Provided material
◇ ◇ ◇ ◇ ◇

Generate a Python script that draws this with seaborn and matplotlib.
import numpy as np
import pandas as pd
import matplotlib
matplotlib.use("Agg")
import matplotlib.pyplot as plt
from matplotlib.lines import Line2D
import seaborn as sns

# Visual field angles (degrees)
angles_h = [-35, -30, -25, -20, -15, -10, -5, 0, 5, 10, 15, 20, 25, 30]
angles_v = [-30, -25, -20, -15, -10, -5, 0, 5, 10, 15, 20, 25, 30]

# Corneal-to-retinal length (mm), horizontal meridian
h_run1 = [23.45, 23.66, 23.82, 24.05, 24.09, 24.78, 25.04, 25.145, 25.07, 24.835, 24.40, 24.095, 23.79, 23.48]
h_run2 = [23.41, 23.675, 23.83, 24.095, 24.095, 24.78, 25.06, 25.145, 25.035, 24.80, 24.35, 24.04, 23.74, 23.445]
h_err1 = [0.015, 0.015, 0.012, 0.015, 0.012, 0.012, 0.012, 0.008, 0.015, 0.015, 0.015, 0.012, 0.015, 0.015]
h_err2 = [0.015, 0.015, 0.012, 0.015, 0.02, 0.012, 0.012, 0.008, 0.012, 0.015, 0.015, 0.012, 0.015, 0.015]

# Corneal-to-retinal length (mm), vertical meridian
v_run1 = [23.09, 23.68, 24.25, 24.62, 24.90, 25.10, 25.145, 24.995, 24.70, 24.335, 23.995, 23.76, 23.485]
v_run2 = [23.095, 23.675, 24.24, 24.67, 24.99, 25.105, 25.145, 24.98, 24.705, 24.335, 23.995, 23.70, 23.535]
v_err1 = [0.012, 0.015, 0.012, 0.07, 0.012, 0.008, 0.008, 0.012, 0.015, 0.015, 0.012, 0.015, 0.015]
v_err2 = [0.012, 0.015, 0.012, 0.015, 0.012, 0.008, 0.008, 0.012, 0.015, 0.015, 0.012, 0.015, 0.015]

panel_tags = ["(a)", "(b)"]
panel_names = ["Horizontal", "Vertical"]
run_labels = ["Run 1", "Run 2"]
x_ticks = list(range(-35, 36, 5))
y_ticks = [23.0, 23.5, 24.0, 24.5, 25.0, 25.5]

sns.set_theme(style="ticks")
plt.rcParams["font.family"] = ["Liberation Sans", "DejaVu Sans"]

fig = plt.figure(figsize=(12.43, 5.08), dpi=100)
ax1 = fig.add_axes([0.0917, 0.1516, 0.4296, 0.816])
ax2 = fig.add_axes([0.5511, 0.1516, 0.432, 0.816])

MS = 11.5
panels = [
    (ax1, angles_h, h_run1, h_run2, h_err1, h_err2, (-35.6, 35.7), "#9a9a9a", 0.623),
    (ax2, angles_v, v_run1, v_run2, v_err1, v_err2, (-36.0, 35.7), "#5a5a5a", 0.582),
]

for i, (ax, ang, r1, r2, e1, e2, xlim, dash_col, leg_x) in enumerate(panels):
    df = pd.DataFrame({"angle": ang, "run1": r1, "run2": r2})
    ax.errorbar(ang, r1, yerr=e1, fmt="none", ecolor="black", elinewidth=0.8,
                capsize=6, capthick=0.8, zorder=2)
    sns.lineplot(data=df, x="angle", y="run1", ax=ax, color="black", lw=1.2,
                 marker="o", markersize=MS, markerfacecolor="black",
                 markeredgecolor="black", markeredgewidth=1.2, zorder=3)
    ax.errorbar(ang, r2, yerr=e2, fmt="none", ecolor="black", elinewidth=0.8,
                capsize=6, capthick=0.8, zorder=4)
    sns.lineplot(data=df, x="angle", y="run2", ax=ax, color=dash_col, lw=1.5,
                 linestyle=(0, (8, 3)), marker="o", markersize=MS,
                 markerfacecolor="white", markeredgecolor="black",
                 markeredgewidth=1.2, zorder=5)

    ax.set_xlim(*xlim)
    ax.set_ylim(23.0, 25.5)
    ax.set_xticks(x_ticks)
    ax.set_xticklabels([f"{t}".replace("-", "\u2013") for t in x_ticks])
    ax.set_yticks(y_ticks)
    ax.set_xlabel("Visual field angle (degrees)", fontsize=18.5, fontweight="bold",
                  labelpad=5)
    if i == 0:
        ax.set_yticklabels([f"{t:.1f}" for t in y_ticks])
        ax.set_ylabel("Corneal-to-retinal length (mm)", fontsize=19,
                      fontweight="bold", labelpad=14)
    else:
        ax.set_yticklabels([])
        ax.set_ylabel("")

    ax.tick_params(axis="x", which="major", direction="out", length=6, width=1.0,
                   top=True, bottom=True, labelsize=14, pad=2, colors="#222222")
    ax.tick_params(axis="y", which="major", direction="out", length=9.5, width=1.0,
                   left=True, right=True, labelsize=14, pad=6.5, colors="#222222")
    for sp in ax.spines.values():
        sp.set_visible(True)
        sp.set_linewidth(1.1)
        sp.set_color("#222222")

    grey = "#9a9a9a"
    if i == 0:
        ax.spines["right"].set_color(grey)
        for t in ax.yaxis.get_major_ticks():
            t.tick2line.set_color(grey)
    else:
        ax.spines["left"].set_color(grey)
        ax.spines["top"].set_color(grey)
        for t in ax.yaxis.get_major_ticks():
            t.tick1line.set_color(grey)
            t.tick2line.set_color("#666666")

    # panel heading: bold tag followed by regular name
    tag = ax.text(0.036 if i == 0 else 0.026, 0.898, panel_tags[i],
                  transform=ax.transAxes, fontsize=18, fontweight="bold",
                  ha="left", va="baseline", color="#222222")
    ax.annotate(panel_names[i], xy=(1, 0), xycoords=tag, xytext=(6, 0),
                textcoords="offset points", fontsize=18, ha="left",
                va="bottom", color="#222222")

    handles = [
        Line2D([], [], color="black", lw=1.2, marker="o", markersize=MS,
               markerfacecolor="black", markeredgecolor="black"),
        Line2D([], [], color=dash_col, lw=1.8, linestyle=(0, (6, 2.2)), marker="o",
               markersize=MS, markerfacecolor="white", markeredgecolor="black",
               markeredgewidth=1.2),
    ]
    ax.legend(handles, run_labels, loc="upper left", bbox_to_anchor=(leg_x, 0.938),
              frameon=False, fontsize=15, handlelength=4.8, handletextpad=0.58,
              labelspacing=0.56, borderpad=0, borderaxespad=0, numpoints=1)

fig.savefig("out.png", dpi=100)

◇ ◇ ◇ ◇ ◇

Set problem
What is needed is an exact copy of the lines from the start of the listing through the line where "0.012, 0.008, 0.012, 0.015, 0.015, 0.012, 0.015, 0.015]" sits, please, both end lines included and nothing more.

Worked answer
Generate a Python script that draws this with seaborn and matplotlib.
import numpy as np
import pandas as pd
import matplotlib
matplotlib.use("Agg")
import matplotlib.pyplot as plt
from matplotlib.lines import Line2D
import seaborn as sns

# Visual field angles (degrees)
angles_h = [-35, -30, -25, -20, -15, -10, -5, 0, 5, 10, 15, 20, 25, 30]
angles_v = [-30, -25, -20, -15, -10, -5, 0, 5, 10, 15, 20, 25, 30]

# Corneal-to-retinal length (mm), horizontal meridian
h_run1 = [23.45, 23.66, 23.82, 24.05, 24.09, 24.78, 25.04, 25.145, 25.07, 24.835, 24.40, 24.095, 23.79, 23.48]
h_run2 = [23.41, 23.675, 23.83, 24.095, 24.095, 24.78, 25.06, 25.145, 25.035, 24.80, 24.35, 24.04, 23.74, 23.445]
h_err1 = [0.015, 0.015, 0.012, 0.015, 0.012, 0.012, 0.012, 0.008, 0.015, 0.015, 0.015, 0.012, 0.015, 0.015]
h_err2 = [0.015, 0.015, 0.012, 0.015, 0.02, 0.012, 0.012, 0.008, 0.012, 0.015, 0.015, 0.012, 0.015, 0.015]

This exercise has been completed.